PROMPT: Read the lines that follow and pick out every one containing the word "this".

═════ GIVEN DATA ═════

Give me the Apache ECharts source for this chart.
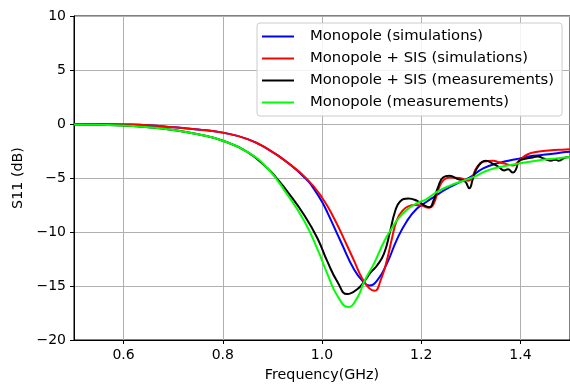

═════
═════ GIVEN DATA ═════

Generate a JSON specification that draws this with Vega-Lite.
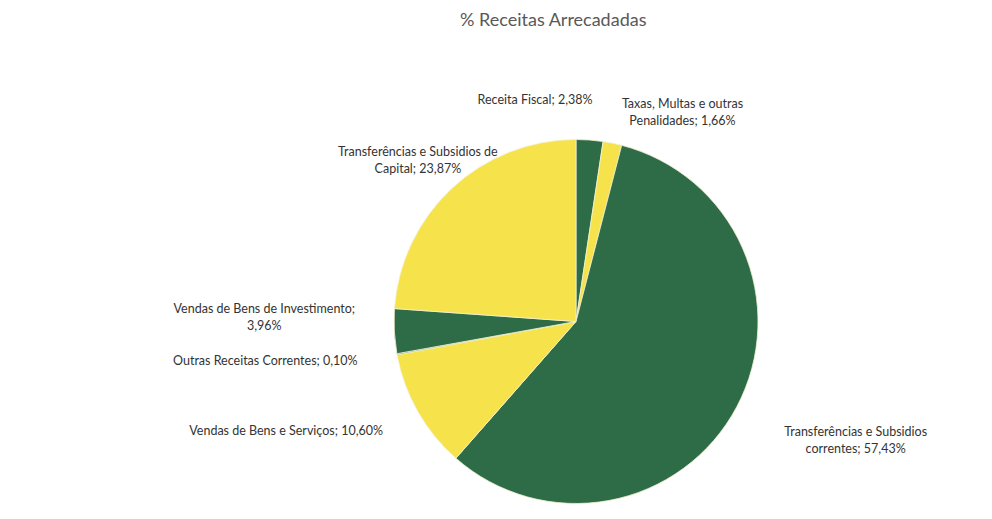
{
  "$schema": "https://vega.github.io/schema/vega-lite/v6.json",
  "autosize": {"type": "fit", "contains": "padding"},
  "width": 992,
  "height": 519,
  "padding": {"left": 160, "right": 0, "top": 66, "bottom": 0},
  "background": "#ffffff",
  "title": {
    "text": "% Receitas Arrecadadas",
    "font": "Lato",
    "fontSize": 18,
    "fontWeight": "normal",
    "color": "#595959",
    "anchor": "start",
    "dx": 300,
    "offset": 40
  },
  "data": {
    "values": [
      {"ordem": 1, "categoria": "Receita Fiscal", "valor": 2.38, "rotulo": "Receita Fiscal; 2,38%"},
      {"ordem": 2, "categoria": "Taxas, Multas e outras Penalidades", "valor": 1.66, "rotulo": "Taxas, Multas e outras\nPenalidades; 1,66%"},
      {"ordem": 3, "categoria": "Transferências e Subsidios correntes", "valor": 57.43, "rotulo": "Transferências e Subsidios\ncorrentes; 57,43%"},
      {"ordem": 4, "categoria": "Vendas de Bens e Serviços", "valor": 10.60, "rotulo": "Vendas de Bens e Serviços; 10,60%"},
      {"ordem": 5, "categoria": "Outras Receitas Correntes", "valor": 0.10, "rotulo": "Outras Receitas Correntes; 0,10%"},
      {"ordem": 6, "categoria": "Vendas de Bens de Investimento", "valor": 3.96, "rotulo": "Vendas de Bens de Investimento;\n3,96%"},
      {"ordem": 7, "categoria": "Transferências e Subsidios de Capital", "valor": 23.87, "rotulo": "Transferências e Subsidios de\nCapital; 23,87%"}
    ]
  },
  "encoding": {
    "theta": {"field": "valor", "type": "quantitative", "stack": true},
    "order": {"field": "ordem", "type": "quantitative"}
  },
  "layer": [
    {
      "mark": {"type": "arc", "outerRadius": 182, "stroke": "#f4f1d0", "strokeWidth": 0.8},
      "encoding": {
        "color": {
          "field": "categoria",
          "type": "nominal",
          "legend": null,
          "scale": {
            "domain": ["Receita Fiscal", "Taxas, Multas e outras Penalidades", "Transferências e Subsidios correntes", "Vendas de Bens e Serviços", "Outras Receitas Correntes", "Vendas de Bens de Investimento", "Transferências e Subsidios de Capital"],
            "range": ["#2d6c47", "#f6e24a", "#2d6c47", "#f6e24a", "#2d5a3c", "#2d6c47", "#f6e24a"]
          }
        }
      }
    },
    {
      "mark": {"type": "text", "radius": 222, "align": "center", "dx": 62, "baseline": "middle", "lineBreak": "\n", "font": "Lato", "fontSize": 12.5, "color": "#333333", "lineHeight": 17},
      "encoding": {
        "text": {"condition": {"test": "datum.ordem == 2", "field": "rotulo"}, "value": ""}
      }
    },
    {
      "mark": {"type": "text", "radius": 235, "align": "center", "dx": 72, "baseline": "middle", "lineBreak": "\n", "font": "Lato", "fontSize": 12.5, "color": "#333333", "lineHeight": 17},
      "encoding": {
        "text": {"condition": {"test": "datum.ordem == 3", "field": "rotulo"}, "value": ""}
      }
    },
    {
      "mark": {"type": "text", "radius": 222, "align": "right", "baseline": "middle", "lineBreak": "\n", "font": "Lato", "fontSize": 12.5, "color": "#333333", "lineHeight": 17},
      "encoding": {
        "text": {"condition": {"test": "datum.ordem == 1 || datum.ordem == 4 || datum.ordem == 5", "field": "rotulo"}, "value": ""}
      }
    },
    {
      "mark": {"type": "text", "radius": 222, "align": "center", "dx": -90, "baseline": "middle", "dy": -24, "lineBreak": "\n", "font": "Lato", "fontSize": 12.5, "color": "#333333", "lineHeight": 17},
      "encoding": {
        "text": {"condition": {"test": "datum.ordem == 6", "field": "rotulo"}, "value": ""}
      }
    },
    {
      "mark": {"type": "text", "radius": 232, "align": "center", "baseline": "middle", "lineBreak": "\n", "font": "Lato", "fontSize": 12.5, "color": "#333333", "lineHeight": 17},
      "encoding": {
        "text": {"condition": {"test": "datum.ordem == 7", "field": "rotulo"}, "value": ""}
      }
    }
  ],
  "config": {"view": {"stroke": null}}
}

═════

EXPECTED OUTPUT:
Give me the Apache ECharts source for this chart.
Generate a JSON specification that draws this with Vega-Lite.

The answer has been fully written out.